A practical reason why crypto might not work for large-scale sanctions evasion
When lawmakers recently asked experts about Russia’s ability to use cryptocurrency to avoid sanctions, the answer was simple: There wasn’t any evidence of such activity.
The experts now say they have more insight as to why cryptocurrency isn’t playing a large-scale role in whatever Russia might be doing to dodge the restrictions Western nations have placed on its industries and the oligarchs that run them.
According to crypto-tracking company Chainalysis, cryptocurrency markets couldn’t handle the kind of volume necessary for that kind of activity.
“By nearly any measure, cryptocurrency markets don’t have the liquidity to support Russian sanctions evasion en masse,” the company says in a blog post Wednesday. “The assets of sanctioned actors far exceed what one could hope to sell without either crashing the prices of crypto assets or drawing the attention of blockchain observers.”
The U.S. government warned in early March that crypto could be a tool for President Vladimir Putin and his allies to evade the international financial punishments created in response to Russia’s invasion of Ukraine. Chainalysis looked at the numbers and decided that liquidity was the key. If it’s happening, it’s only on a small scale, the company says.
The oligarchs collectively hold about $800 billion in assets, Chainalysis estimates, while the amount of “free floating” cryptocurrency worldwide is about $296 billion — or less than half what would be needed for the Russian big shots to hide everything. “Free float” is loosely defined as the estimated amount of digital coinage that’s truly available to circulate at any moment. For bitcoin, it’s about 14% of the overall market capitalization, or $127 billion of that $296 billion across all crypto, Chainalysis says.
“This reinforces our belief that any Russian sanctions evasion using cryptocurrency will most likely resemble typical money laundering, in which small amounts of cryptocurrency are moved to cashout services over time, rather than systematic, mass conversions between cryptocurrency and cash,” Chainalysis said.
An example of the conundrum — although not a direct parallel — is what happened to the bitcoins stolen from the infamous 2016 of the Bitfinex exchange.
As of this time last year, crypto-tracking company Elliptic had found that just 21% of the roughly 120,000 bitcoins had been moved in one way or another, and only 4% had been laundered or exchanged. Elliptic chalked it up to “the maturation of the crypto industry and how law enforcement capabilities, regulation and blockchain analytics have together made it very challenging to make crime pay in crypto.”

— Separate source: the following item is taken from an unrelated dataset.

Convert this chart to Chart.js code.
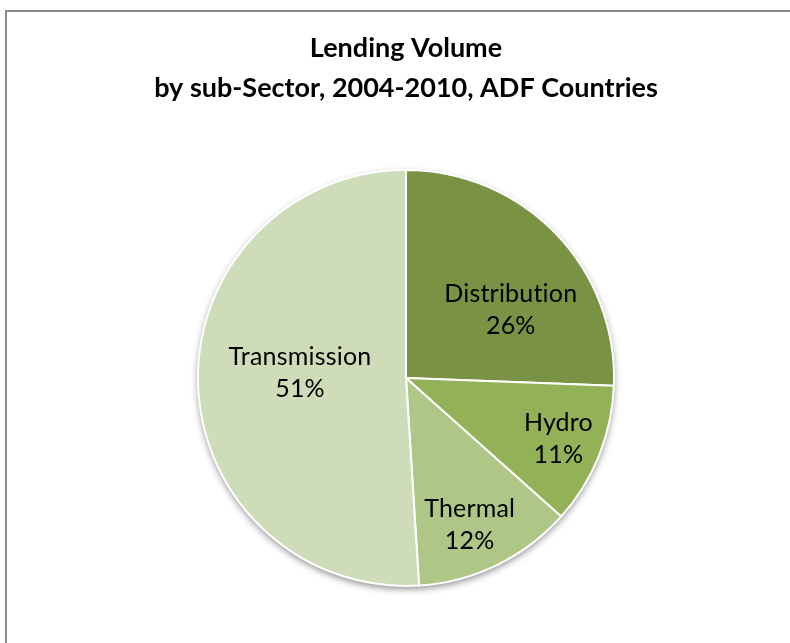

Indeed, law enforcement eventually caught up with those bitcoins. Married couple Ilya “Dutch” Lichtenstein and Heather “Razzlekhan” Morgan were charged in early February for allegedly trying to launder them.
The Chainalysis report also looks at what it might mean for a steady bump in “inflows” — money coming in — to appear in cryptocurrency services. Over the last year, the biggest day was $80 billion on May 19, 2021, Chainlaysis says.
“It would take ten days of service inflows at that level for Russian oligarchs to move cryptocurrency equivalent to their wealth to a service where it could be liquidated,” Chainalysis said. “That would raise red flags not just for those services’ compliance teams, but for law enforcement and the cryptocurrency community at large.”